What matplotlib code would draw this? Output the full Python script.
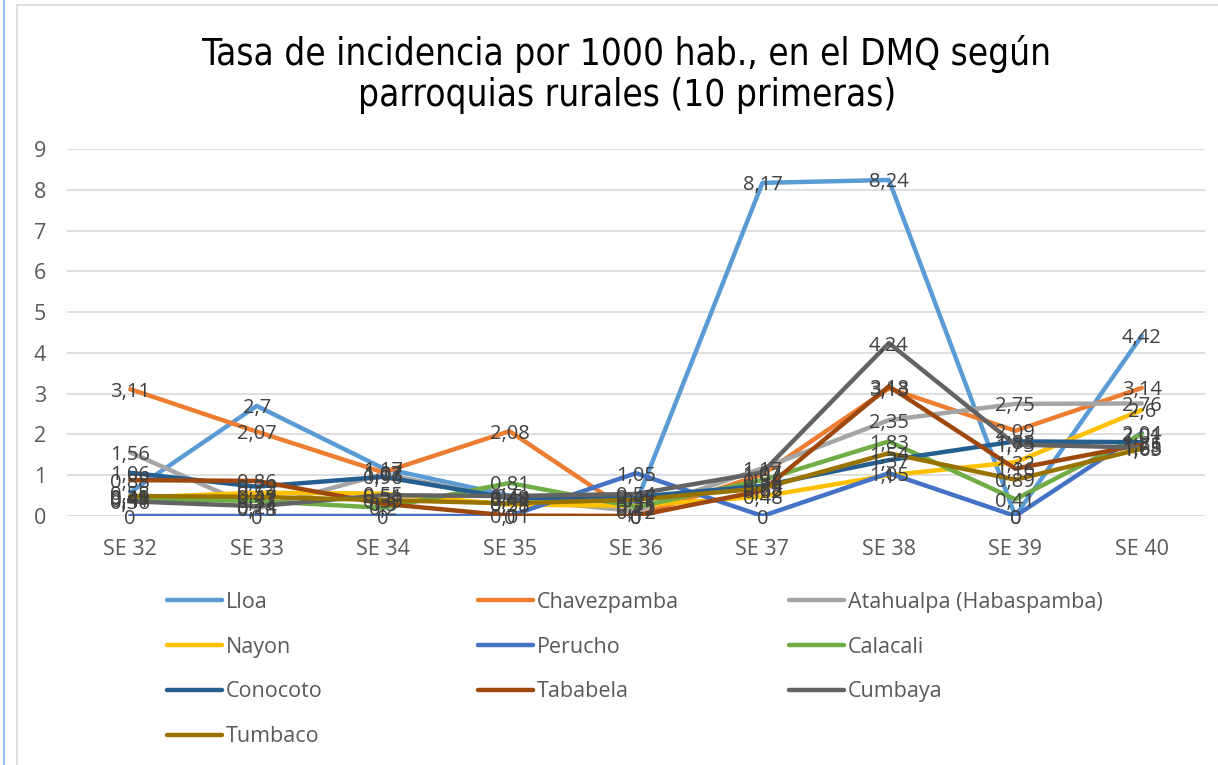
import numpy as np
import matplotlib
matplotlib.use("Agg")
import matplotlib.pyplot as plt
from matplotlib.lines import Line2D

# Datos (semanas epidemiologicas)
semanas = ["SE 32", "SE 33", "SE 34", "SE 35", "SE 36", "SE 37", "SE 38", "SE 39", "SE 40"]

lloa        = [0.58, 2.7, 1.17, 0.5, 0.31, 8.17, 8.24, 0, 4.42]
chavezpamba = [3.11, 2.07, 1.07, 2.08, 0, 1.02, 3.13, 2.09, 3.14]
atahualpa   = [1.56, 0.18, 1.03, 0.42, 0.12, 1.17, 2.35, 2.75, 2.76]
nayon       = [0.45, 0.57, 0.55, 0.28, 0.25, 0.48, 1, 1.32, 2.6]
perucho     = [0, 0, 0, 0, 1.05, 0, 1.05, 0, 2.04]
calacali    = [0.41, 0.37, 0.2, 0.81, 0.22, 0.88, 1.83, 0.41, 2.01]
conocoto    = [1.06, 0.72, 0.96, 0.44, 0.47, 0.74, 1.37, 1.83, 1.81]
tababela    = [0.88, 0.86, 0.3, 0.01, 0, 0.62, 3.18, 1.16, 1.75]
cumbaya     = [0.36, 0.24, 0.51, 0.49, 0.54, 1.07, 4.24, 1.75, 1.68]
tumbaco     = [0.49, 0.47, 0.39, 0.31, 0.4, 0.68, 1.54, 0.89, 1.65]

nombres = ["Lloa", "Chavezpamba", "Atahualpa (Habaspamba)", "Nayon", "Perucho",
           "Calacali", "Conocoto", "Tababela", "Cumbaya", "Tumbaco"]
series = [lloa, chavezpamba, atahualpa, nayon, perucho,
          calacali, conocoto, tababela, cumbaya, tumbaco]
colores = ["#5B9BD5", "#ED7D31", "#A5A5A5", "#FFC000", "#4472C4",
           "#70AD47", "#255E91", "#9E480E", "#636363", "#997300"]

W, H = 1218, 765
fig = plt.figure(figsize=(W / 100, H / 100), dpi=100)
fig.patch.set_facecolor("white")

ax = fig.add_axes([67 / W, 1 - 516 / H, (1205 - 67) / W, (516 - 149) / H])
x = np.arange(len(semanas))

lineas = []
for vals, col, nom in zip(series, colores, nombres):
    ln, = ax.plot(x, vals, color=col, linewidth=3.2, label=nom,
                  solid_capstyle="round", solid_joinstyle="round")
    lineas.append(ln)

# Etiquetas de datos (coma decimal)
for vals in series:
    for xi, v in zip(x, vals):
        txt = f"{v:g}".replace(".", ",")
        ax.text(xi, v, txt, ha="center", va="center_baseline", fontsize=14.5,
                color="#404040", family="Open Sans", zorder=5)

ax.set_xlim(-0.5, len(semanas) - 0.5)
ax.set_ylim(0, 9)
ax.set_yticks(range(0, 10))
ax.set_xticks(x)
ax.set_xticklabels(semanas)

for s in ax.spines.values():
    s.set_visible(False)
ax.yaxis.grid(True, color="#d9d9d9", linewidth=1.2)
ax.set_axisbelow(True)
ax.tick_params(axis="both", length=0, labelsize=15.5, colors="#595959")
ax.tick_params(axis="y", pad=15)
ax.tick_params(axis="x", pad=16.5)
for t in ax.get_xticklabels() + ax.get_yticklabels():
    t.set_family("Open Sans")

# Titulo (baseline de la ultima linea)
fig.text(627 / W, 1 - 106 / H,
         "Tasa de incidencia por 1000 hab., en el DMQ según\nparroquias rurales (10 primeras)",
         ha="center", va="baseline", fontsize=26.5, color="black",
         family="DejaVu Sans", stretch="condensed", linespacing=1.15)

# Leyenda en tres columnas (orden por filas como en Excel)
columnas = [[0, 3, 6, 9], [1, 4, 7], [2, 5, 8]]
col_x = [167, 478, 789]
for cx, idx in zip(col_x, columnas):
    leg = fig.legend([lineas[i] for i in idx], [nombres[i] for i in idx],
                     loc="upper left", bbox_to_anchor=(cx / W, 1 - 592 / H),
                     frameon=False, borderpad=0, borderaxespad=0,
                     handlelength=2.55, handletextpad=0.2, labelspacing=1.1,
                     prop={"family": "Open Sans", "size": 15.5})
    for t in leg.get_texts():
        t.set_color("#595959")

# Borde del area del grafico y borde de la hoja
fig.add_artist(Line2D([17 / W, 17 / W], [0, 1 - 5 / H], color="#d9d9d9",
                      linewidth=1.2, transform=fig.transFigure))
fig.add_artist(Line2D([17 / W, 1], [1 - 5 / H, 1 - 5 / H], color="#d9d9d9",
                      linewidth=1.2, transform=fig.transFigure))
fig.add_artist(Line2D([4 / W, 4 / W], [0, 1], color="#7EB1E3",
                      linewidth=1.2, transform=fig.transFigure))

fig.savefig("out.png", dpi=100, facecolor="white")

++++++

Task requirements —
Copy out every line with the word "matplotlib".

Right answer —
What matplotlib code would draw this? Output the full Python script.
import matplotlib
matplotlib.use("Agg")
import matplotlib.pyplot as plt
from matplotlib.lines import Line2D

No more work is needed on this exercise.